Angklung Buncis Cibuah, Ritual Panen Padi

Angklung Buncis Cibuah, Ritual Panen Padi
Yoyon Darsono dan Angklung Buncis Cibuah

Oleh:  Yoyon Darsono *)

ASKARA - Cibuah adalah sebuah kampung di lereng Pasir Salak dan gunung Penuh tempat lahirnya Angklung Buncis. Kampung Cibuah pada awalnya disebut lebak kepuh, berubah nama menjadi lebak Cibuah, dan sekarang menjadi Kampung Cibuah Desa Darmajaya Kecamatan Darmaraja Kabupaten Sumedang Jawa Barat.

Angklung Buncis, yang ada di Kampung Cibuah merupakan warisan dari Uyut Udi, diwariskan kepada Aki Enjon, diwariskan kepada Bapak Sueb dan sekarang diwariskan kepada Dase. Dase adalah generasi ke empat (buyut) dari Uyut Udi yang diberikan amanah secara turun temurun untuk merawat, memelihara dan melestarikan Angklung Buncis Cibuah untuk tetap lestari dan terjaga keaslianya.

Menurut keterangan Bah Sueb (generasi ketiga) 70 tahun, Angklung Buncis Cibuah diperkirakan sudah berumur lebih dari 250 Tahun. Pada awalnya Angklung Buncis Cibuah digunakan sebagai sarana ritual dalam menyambut panen padi (dewi padi) sebagai rasa syukur kepada Gusti nu Maha Suci, Alloh SWT.

Angklung Buncis Cibuah dimainkan oleh anggota keluarga yang pada umumnya mereka adalah para petani padi dengan tujuan untuk menghormati dan menyambut padi yang akan di panen.

Sehari sebelum panen, yang punya sawah selalu mengadakan upacara “Nyawen” dan “Nurunan”. Nyawen adalah ritual membuat ciri pada padi yg sudah kuning dan matang yang diikat 7 “ranggeuy” atau 7 batang padi yang besoknya akan di panen.

Sedangkan “Nurunan” atau Mitembeyan adalah ritual untuk memetik atau memanen padi yang sudah diikat 7 ikat/7 batang padi menggunakan “etem” ani-ani. Kemudian dilanjutkan dengan memanen 5 dapuran/5 ikat padi yang paling baik, paling tua yang nantinya akan dijadikan benih. Benih itu disebut dengan ibu padi yang akan ditanam kembali sebagai bibit/benih.

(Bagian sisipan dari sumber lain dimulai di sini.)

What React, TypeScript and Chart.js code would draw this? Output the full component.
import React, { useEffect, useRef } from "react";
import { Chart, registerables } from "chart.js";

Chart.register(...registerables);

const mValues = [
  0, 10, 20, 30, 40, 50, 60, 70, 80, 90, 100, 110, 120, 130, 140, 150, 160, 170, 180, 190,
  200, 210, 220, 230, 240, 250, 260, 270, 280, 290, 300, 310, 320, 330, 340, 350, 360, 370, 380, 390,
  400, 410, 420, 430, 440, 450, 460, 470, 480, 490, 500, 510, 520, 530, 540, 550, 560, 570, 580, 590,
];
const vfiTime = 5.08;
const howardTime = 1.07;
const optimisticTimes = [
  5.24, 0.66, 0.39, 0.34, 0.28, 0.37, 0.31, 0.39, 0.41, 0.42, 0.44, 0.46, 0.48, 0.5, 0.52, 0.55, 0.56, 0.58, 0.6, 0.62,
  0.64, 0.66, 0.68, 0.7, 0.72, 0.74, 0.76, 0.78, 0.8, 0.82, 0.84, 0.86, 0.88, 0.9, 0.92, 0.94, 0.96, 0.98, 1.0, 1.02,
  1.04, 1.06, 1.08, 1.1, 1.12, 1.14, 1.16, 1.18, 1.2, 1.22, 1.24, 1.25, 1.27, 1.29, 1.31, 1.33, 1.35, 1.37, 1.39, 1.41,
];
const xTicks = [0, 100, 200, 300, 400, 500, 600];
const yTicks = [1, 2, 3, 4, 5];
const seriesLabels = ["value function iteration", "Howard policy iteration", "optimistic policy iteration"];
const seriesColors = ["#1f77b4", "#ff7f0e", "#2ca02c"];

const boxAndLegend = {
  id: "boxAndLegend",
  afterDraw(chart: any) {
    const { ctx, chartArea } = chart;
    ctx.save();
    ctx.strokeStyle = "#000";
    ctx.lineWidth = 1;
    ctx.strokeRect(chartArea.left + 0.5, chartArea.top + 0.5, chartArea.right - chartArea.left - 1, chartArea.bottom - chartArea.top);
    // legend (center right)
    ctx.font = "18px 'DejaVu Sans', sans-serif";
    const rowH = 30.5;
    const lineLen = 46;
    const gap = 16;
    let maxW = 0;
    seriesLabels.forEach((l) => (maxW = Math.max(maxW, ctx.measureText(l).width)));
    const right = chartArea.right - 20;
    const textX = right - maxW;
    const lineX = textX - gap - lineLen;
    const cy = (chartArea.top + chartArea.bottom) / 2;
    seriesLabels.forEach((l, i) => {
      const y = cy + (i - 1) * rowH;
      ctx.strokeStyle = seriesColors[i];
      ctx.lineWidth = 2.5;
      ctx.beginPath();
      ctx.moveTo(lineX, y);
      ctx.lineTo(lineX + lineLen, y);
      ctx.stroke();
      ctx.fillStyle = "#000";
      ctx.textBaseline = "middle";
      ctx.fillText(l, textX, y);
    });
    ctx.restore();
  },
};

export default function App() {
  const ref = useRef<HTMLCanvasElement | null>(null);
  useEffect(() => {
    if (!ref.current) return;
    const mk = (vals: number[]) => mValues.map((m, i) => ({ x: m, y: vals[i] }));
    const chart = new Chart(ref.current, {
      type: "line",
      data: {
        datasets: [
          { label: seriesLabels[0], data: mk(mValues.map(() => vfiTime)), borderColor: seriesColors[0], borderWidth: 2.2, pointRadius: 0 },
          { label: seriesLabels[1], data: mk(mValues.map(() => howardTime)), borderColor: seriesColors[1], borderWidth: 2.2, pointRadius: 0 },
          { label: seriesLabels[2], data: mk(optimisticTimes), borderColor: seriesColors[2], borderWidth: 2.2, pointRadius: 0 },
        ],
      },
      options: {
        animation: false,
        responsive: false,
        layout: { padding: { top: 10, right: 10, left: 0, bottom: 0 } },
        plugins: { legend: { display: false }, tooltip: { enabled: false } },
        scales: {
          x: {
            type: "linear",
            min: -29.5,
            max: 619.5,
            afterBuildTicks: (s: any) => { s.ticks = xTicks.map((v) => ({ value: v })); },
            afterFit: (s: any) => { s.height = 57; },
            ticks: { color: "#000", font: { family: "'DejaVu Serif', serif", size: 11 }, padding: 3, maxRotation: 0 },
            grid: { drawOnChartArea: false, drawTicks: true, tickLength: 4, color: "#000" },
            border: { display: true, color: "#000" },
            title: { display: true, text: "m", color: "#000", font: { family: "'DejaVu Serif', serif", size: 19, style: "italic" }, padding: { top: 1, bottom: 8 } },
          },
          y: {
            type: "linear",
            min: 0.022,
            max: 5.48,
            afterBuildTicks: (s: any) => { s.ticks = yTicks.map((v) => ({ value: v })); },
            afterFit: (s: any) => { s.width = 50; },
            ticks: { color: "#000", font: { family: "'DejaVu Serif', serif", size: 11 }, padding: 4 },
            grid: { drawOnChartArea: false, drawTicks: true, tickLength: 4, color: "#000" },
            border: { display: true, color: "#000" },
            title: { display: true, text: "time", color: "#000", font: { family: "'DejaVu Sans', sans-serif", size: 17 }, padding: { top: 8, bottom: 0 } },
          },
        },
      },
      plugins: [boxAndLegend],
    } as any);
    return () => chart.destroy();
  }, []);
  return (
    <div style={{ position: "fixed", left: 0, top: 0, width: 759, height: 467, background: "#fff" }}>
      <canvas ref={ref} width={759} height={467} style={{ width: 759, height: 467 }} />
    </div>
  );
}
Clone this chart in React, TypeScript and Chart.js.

Sesuai dengan perkembangan dan perubahan jaman, angklung buncis ini selain digunakan dalam ritual panen padi, juga digunakan sebagai hiburan dalam rangka menyambut dan memeriahkan Hari Ulang Tahun (HUT) Republik Indonesia pada pawai tanggal 17 Agustusan.

Angklung Buncis ini juga digunakan untuk mengararak atau menghibur anak sunat/khitanan. Anak yang akan disunat dihibur di arak keliling kampung dengan digendong oleh orang tuanya atau dinaikan ke jampana.

Angklung Buncis Cibuah sampai sekarang masih tetap digunakan dalam ritual panen padi dan menjadi penghibur para petani padi yang sedang melaksanakan panen padi. Hampir setiap tahun Angklung Buncis ini selalu diikut sertakan dalam event Darmaraja Festival dan pernah mengikuti Banjar Festival di Kota Banjar Jawa Barat, dll.